TASK GOAL |
Count every line of the listing where the string "chart" occurs, and reply with the count alone.
=====
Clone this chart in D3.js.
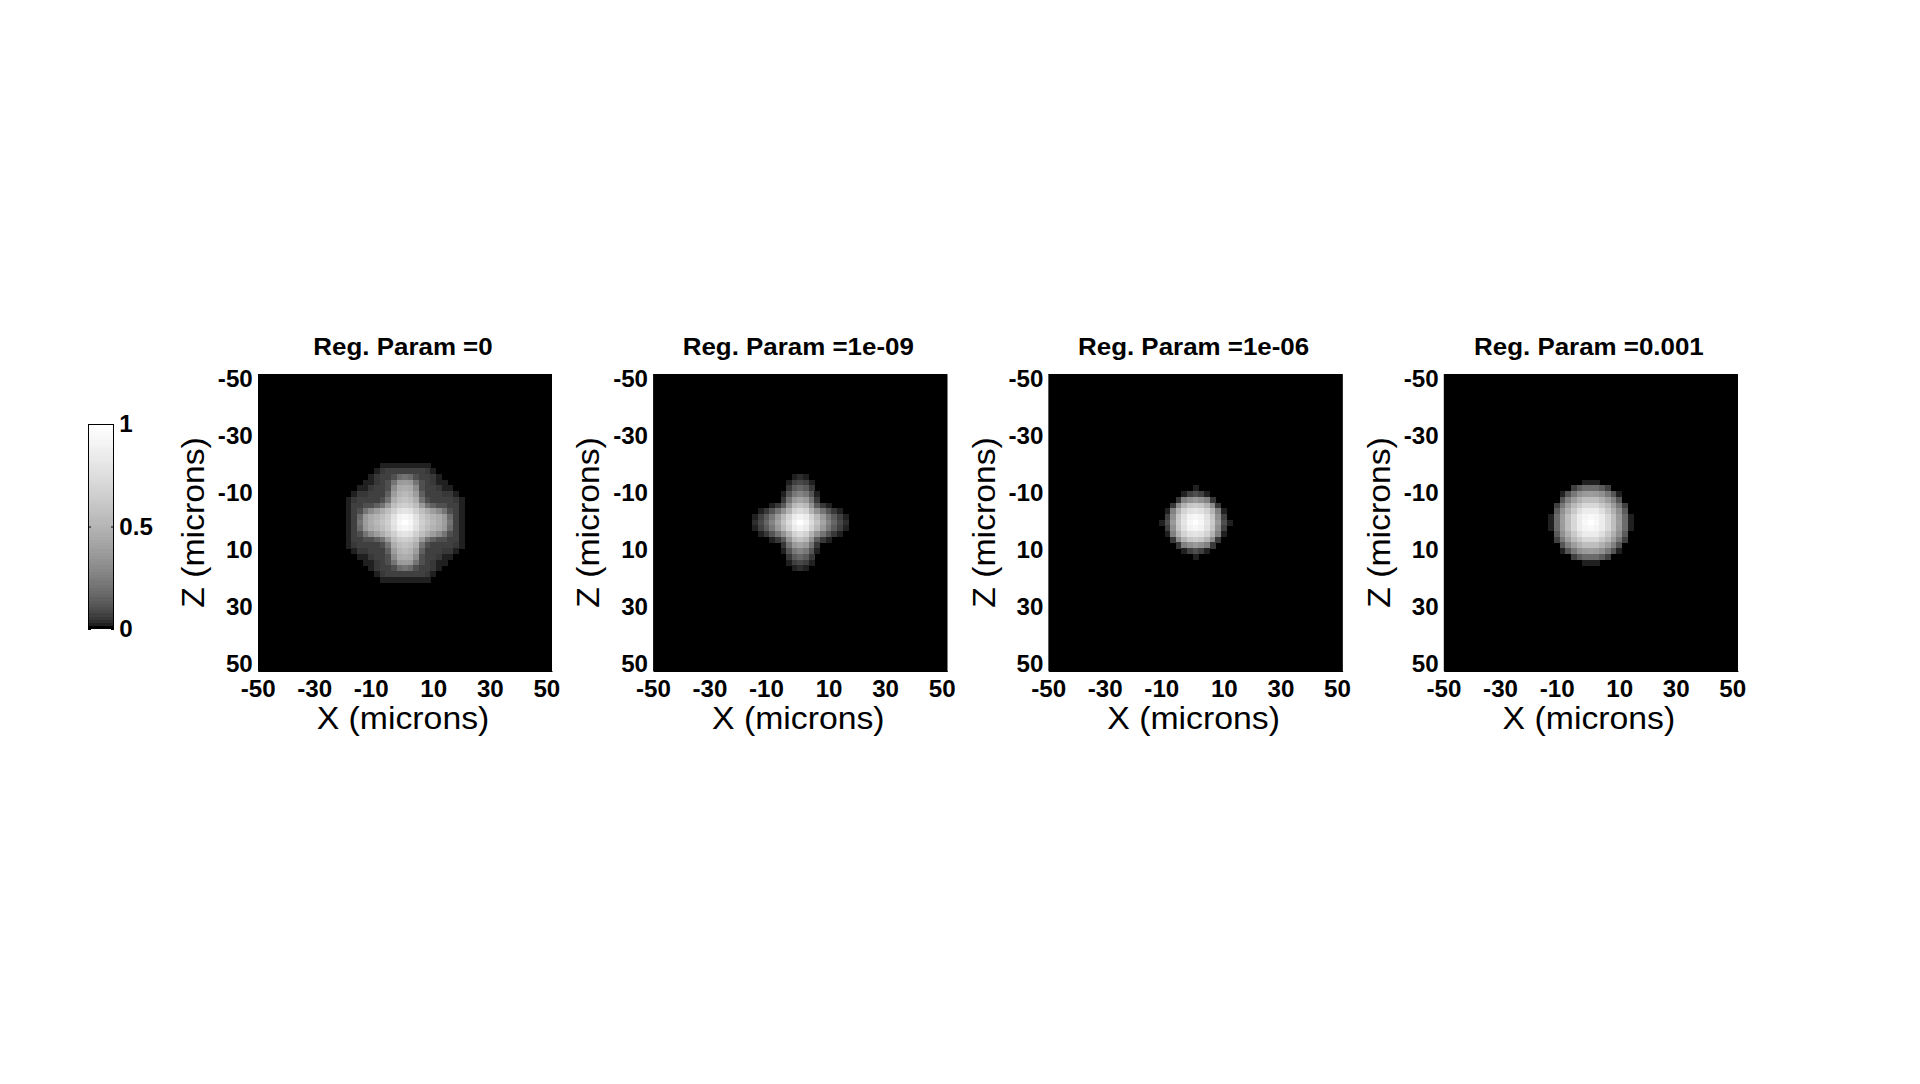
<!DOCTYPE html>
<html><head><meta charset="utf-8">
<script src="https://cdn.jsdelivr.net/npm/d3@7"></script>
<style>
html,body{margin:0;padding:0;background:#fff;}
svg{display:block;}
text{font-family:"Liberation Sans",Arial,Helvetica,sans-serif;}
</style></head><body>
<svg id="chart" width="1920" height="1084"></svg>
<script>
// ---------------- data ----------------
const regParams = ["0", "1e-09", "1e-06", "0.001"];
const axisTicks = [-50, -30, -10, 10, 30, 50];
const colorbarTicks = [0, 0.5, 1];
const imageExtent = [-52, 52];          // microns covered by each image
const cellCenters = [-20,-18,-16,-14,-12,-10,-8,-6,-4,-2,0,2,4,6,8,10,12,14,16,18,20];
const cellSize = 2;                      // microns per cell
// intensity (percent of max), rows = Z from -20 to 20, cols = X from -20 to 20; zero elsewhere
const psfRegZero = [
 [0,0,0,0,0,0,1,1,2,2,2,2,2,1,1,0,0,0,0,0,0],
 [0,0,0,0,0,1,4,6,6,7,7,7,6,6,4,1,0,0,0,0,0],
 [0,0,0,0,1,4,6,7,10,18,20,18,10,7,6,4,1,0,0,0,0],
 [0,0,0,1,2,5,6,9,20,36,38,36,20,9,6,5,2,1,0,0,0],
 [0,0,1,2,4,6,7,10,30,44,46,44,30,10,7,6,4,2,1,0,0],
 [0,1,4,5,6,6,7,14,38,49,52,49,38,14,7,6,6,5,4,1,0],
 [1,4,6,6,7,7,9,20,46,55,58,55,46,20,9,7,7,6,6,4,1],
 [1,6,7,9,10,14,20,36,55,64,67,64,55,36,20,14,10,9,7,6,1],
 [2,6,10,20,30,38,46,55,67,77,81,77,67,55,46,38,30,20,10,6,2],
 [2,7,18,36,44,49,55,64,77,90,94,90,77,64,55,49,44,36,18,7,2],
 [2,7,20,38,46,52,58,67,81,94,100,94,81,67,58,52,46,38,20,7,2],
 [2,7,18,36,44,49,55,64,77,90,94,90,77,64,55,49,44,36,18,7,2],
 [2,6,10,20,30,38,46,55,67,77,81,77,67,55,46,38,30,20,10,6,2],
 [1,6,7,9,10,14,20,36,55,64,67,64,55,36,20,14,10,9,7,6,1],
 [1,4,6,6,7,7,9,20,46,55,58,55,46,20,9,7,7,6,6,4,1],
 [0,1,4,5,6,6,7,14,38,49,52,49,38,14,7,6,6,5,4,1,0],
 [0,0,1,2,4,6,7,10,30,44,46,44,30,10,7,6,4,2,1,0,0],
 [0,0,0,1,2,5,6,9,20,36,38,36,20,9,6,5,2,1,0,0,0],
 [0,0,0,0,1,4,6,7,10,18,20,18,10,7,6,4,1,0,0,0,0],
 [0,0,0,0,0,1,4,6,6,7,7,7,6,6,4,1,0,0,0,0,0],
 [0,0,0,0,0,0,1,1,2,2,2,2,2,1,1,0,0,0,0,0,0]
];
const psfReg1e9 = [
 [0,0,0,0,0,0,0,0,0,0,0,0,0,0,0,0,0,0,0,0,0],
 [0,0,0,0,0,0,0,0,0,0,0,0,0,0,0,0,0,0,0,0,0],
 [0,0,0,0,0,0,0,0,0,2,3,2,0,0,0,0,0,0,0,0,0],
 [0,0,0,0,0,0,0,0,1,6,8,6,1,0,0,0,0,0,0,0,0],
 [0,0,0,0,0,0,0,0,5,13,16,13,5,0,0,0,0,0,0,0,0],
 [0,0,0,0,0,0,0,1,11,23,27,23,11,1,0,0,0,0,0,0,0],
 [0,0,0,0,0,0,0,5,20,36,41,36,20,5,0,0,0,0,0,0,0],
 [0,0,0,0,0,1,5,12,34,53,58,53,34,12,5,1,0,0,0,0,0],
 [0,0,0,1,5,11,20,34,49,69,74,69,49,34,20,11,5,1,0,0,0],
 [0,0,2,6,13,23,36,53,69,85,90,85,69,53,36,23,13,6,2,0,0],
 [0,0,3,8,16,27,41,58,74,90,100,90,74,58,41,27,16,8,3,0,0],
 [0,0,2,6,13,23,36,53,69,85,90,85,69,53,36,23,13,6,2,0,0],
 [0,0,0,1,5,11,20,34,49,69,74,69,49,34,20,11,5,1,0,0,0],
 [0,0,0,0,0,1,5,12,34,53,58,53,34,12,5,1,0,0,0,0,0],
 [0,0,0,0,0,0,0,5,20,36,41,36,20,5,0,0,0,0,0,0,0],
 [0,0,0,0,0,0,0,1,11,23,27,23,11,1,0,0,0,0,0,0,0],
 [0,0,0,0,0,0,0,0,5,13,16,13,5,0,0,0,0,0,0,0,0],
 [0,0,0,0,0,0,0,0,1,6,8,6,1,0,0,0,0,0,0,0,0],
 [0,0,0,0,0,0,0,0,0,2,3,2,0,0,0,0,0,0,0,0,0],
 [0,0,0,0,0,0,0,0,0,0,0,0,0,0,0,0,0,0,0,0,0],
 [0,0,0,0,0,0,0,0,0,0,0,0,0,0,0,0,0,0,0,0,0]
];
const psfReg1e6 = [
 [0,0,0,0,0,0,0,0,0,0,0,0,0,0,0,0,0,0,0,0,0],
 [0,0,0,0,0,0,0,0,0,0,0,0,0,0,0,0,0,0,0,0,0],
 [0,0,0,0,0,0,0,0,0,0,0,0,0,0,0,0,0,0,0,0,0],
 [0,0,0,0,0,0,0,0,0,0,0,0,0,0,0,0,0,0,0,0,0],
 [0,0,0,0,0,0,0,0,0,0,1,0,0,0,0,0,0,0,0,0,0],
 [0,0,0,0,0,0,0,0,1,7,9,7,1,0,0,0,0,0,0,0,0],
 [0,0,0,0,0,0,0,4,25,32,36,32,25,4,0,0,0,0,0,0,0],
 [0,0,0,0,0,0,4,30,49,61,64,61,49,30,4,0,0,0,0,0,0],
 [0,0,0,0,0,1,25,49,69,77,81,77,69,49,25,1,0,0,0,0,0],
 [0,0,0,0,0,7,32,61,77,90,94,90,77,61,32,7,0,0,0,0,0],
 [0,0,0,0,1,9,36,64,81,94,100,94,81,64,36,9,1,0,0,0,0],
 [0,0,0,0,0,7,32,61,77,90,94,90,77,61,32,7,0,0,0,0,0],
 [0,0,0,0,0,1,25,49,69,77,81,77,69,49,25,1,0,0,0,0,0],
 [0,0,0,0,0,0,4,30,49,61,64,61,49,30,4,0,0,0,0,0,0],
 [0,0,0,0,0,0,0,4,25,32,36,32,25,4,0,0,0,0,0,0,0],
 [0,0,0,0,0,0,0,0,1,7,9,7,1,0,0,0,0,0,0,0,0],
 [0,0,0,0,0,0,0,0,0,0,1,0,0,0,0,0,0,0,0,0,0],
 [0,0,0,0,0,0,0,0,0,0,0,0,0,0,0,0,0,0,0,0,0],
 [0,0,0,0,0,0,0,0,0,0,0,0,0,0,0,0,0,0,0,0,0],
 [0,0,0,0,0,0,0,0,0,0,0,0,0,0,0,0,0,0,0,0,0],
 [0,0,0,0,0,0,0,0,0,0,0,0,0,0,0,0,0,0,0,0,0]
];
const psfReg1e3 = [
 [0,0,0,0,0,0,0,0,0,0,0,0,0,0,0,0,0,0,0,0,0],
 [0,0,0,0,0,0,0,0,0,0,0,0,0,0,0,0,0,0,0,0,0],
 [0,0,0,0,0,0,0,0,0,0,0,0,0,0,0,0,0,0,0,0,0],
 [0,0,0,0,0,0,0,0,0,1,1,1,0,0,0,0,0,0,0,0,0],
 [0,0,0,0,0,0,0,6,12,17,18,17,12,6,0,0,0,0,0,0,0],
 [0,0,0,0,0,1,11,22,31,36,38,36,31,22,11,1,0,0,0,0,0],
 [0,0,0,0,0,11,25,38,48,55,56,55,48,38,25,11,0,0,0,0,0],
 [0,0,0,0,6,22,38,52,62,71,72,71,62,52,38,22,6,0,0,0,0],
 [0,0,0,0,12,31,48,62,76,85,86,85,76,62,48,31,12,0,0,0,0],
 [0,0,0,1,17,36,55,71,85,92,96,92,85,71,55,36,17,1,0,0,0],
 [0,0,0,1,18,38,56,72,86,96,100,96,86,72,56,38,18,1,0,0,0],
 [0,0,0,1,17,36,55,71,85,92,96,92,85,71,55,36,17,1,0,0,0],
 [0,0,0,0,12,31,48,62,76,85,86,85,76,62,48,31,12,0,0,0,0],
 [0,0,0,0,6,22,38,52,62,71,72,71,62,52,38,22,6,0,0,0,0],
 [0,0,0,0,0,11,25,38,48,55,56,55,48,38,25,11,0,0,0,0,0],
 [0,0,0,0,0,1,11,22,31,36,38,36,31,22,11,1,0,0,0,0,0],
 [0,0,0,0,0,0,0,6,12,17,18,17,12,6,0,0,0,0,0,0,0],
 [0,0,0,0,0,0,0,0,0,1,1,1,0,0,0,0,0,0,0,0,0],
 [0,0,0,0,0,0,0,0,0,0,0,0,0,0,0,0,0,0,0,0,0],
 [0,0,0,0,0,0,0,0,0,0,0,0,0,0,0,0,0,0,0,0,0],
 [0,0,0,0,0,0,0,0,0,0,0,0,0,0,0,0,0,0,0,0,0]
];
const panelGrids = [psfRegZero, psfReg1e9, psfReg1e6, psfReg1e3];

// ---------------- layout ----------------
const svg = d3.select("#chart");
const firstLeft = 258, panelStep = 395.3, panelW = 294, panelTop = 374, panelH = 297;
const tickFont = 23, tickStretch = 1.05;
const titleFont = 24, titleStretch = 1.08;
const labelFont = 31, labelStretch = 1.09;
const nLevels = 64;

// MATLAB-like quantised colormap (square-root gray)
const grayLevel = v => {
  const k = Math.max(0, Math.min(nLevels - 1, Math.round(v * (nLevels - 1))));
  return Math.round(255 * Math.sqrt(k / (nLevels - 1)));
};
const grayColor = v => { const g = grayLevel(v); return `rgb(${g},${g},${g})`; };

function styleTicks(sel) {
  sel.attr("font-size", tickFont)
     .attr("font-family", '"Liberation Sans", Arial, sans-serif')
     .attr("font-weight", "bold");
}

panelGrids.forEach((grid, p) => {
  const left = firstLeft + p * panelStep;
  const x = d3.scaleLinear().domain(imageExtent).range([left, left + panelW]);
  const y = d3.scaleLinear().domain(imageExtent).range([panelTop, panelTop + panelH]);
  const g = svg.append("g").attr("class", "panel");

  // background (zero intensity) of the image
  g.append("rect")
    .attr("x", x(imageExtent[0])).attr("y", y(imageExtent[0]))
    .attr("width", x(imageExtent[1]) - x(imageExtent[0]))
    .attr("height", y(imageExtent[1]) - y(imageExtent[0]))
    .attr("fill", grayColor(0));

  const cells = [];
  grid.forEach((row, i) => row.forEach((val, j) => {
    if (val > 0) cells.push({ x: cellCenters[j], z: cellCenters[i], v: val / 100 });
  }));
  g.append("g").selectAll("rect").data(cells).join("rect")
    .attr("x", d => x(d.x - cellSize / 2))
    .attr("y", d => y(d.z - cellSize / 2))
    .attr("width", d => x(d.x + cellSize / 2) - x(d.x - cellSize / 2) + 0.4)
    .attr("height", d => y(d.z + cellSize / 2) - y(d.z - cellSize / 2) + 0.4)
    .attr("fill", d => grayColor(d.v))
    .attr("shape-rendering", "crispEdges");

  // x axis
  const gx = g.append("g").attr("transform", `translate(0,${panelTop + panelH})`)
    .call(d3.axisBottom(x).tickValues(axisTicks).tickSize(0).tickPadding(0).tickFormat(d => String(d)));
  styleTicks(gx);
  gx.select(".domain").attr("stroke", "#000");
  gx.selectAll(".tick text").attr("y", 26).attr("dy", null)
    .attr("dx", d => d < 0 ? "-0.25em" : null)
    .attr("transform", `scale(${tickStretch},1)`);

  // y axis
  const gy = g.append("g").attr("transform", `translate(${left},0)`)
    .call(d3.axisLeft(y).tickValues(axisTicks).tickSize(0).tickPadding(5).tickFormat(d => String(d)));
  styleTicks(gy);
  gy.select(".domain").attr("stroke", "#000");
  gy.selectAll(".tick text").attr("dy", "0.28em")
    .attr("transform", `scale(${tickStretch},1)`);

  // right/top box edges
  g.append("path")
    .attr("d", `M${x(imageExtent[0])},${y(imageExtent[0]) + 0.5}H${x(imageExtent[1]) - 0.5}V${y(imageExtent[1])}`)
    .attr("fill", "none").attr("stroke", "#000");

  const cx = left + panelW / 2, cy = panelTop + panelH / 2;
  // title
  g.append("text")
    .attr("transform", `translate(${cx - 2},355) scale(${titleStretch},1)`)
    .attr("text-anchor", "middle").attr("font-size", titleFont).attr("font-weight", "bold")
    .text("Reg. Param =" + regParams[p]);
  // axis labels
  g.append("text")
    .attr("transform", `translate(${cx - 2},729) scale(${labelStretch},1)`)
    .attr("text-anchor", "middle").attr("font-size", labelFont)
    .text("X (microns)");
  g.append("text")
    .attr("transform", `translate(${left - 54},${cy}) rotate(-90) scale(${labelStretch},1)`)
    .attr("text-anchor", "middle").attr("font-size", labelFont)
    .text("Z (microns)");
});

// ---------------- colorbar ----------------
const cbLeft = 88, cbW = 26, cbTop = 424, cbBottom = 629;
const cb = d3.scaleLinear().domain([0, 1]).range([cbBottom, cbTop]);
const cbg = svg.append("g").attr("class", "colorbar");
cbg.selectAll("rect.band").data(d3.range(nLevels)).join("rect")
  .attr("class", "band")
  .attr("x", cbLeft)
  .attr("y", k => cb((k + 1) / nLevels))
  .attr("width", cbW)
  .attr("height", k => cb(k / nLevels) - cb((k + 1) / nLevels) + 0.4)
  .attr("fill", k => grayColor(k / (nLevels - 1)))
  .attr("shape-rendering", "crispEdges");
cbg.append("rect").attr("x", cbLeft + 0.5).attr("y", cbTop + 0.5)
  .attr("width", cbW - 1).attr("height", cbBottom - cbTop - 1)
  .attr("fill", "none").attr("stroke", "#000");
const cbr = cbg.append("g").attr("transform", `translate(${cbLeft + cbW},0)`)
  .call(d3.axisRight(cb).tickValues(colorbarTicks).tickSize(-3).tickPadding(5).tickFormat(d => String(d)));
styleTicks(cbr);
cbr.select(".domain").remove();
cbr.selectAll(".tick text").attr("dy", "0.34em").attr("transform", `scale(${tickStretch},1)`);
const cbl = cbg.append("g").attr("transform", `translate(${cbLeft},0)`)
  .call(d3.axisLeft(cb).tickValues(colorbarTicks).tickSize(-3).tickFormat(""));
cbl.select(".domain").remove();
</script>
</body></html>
=====
SOLUTION FOR THIS PROBLEM |
3